Immigration Solutions Lawyers (‘ISL’) provided a detailed submission on behalf of the applicant with further evidence that provided a background to the application and an explanation of the applicant’s experiences with his previous migration agent who failed to advise him of the evidentiary requirements relevant to his application and who also failed to inform him about the Department’s requests for further information. ISL provided more evidence concerning the applicant’s financial, commitment, social and household aspects of the relationship at time of the application. The submission also argued that there were compelling reasons for not applying the Schedule 3 criteria.

The issue in the present case was whether the applicant and sponsor were in a spousal relationship at the time of the application and at the time of the decision, and additionally, whether there were compelling reasons not to apply the Schedule 3 criteria. Having regard to the totality of the evidence before it, the Tribunal decided that the applicant and sponsor were genuine spouses. However, its decision in relation to whether the Schedule 3 requirements could be waived was more complex. This was because, as the Tribunal noted, it had to be mindful of the revised policy guidance issued on the 1st of July 2014. However, the Tribunal emphasised that Department policy is not binding on the Tribunal and that the Tribunal is not limited to only consider the circumstances identified in the policy but rather is obliged to consider all the circumstances of the case. This includes any matters put forward by an applicant and involves the Tribunal making a determination on the evidence as a whole as to whether there are compelling reasons.
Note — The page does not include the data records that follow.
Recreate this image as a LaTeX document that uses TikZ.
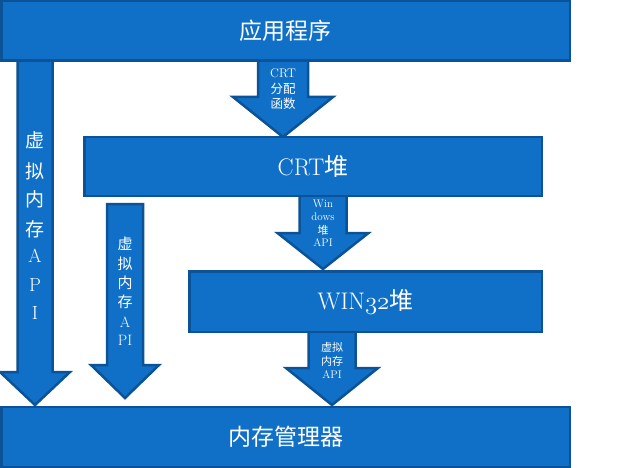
\documentclass[tikz,border=0pt]{standalone}
\usepackage{fontspec}
\newfontfamily\cjk{Noto Sans CJK SC}
\newcommand\osnum[1]{{\usefont{OML}{lmm}{m}{it}#1}}
\usetikzlibrary{calc}
\definecolor{boxfill}{RGB}{16,112,200}
\definecolor{boxline}{RGB}{11,82,150}
\tikzset{
  blk/.style={fill=boxfill, draw=boxline, line width=2.5pt, line join=miter},
  boxnode/.style={blk, inner sep=0pt, text=white},
  lbl/.style={text=white, inner sep=0pt},
  big/.style={font=\fontsize{23}{26}\selectfont},
  huge/.style={font=\fontsize{24}{28}\selectfont},
  mid/.style={font=\fontsize{12.5}{14}\selectfont},
  small/.style={font=\fontsize{11}{13}\selectfont},
}
% #1 start coordinate, #2 tip coordinate, #3 head length, #4 half shaft, #5 half head
\newcommand\BlockArr[5]{%
  \draw[blk] let \p1=(#1), \p2=(#2) in
    (\x1-#4,\y1) -- (\x1+#4,\y1) -- (\x1+#4,\y2+#3) -- (\x1+#5,\y2+#3) --
    (\x2,\y2) -- (\x1-#5,\y2+#3) -- (\x1-#4,\y2+#3) -- cycle;}
\begin{document}
\begin{tikzpicture}[x=1pt,y=-1pt]
\useasboundingbox (0,0) rectangle (621,468);
% arrow end points
\coordinate (a1s) at (283,55);  \coordinate (a1e) at (283,137);
\coordinate (a2s) at (323,190); \coordinate (a2e) at (323,269);
\coordinate (a3s) at (332,326); \coordinate (a3e) at (332,405);
\coordinate (a4s) at (35,55);   \coordinate (a4e) at (35,405);
\coordinate (a5s) at (125,204); \coordinate (a5e) at (125,398);
% block arrows
\BlockArr{a1s}{a1e}{40}{25}{50}
\BlockArr{a2s}{a2e}{36}{23.5}{45.5}
\BlockArr{a3s}{a3e}{37}{23.5}{46}
\BlockArr{a4s}{a4e}{33}{17.5}{35}
\BlockArr{a5s}{a5e}{33}{18}{34}
% boxes
\node[boxnode, minimum width=568.5pt, minimum height=59.5pt, big] (app) at (285.5,31) {\cjk 应用程序};
\node[boxnode, minimum width=457.5pt, minimum height=58.5pt, huge] (crt) at (313,166.5) {CRT{\cjk 堆}};
\node[boxnode, minimum width=352.5pt, minimum height=60.5pt, huge] (win) at (365.5,301.5) {WIN\osnum{32}{\cjk 堆}};
\node[boxnode, minimum width=568.5pt, minimum height=60.5pt, big] (mem) at (285.5,437) {\cjk 内存管理器};
% arrow labels
\node[lbl, mid] (t1a) at (283,73) {CRT};
\node[lbl, mid] (t1b) at (283,89) {\cjk 分配};
\node[lbl, mid] (t1c) at (283,104) {\cjk 函数};
\node[lbl, small] (t2a) at (323,204) {Win};
\node[lbl, small] (t2b) at (323,217) {dows};
\node[lbl, small] (t2c) at (323,230) {\cjk 堆};
\node[lbl, small] (t2d) at (323,243) {API};
\node[lbl, small] (t3a) at (332,347) {\cjk 虚拟};
\node[lbl, small] (t3b) at (332,361) {\cjk 内存};
\node[lbl, small] (t3c) at (332,375) {API};
\begin{scope}[every node/.style={lbl, font=\fontsize{19}{22}\selectfont}]
\node (t4a) at (35,140) {\cjk 虚};
\node (t4b) at (35,171) {\cjk 拟};
\node (t4c) at (35,199) {\cjk 内};
\node (t4d) at (35,229) {\cjk 存};
\node (t4e) at (35,256) {A};
\node (t4f) at (35,285) {P};
\node (t4g) at (35,313) {I};
\end{scope}
\begin{scope}[every node/.style={lbl, font=\fontsize{15}{18}\selectfont}]
\node (t5a) at (125,244) {\cjk 虚};
\node (t5b) at (125,264) {\cjk 拟};
\node (t5c) at (125,283) {\cjk 内};
\node (t5d) at (125,302) {\cjk 存};
\node (t5e) at (125,322) {A};
\node (t5f) at (125,340) {PI};
\end{scope}
\end{tikzpicture}
\end{document}
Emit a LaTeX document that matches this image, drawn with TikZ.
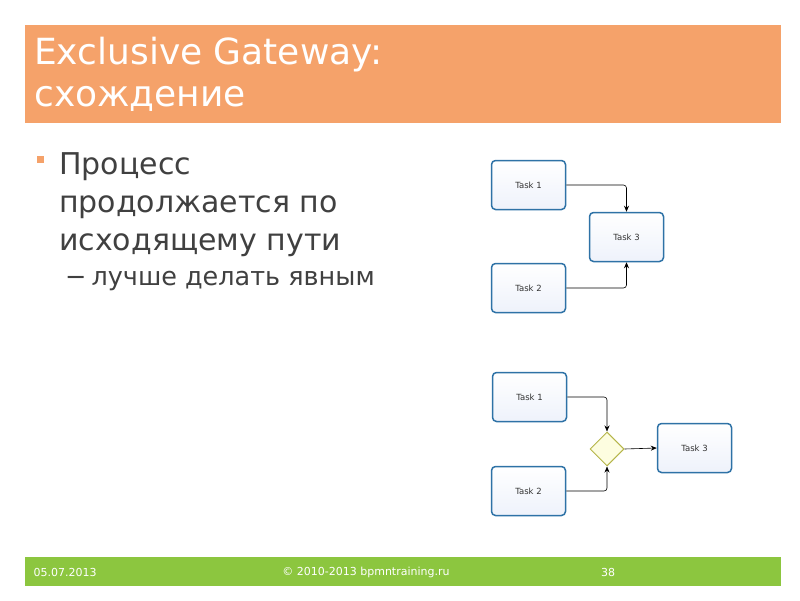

Prior to the policy changes, ISL had submitted a number of compelling circumstances for the Tribunal to consider; the long standing nature of the parties’ relationship, significant emotional hardship on the sponsor as a result of her reliance on the applicant for emotional support as she had no other close family members in Australia, the applicant and sponsor had been seeking to have a baby for the past few years and were exploring fertility issues, emotional hardship and risk of physical harm to the applicant if he were forced to separate from the sponsor and return to his home-country, financial hardship on the applicant and sponsor if forced to return, and security issues for both the applicant and sponsor if required to return to the applicant’s home country.

The Tribunal accepted the list of compelling circumstances, was satisfied that they were compelling reasons and as such waived the Schedule 3 criteria. The Tribunal then decided to remit the application to the Department of Immigration and Border Protection.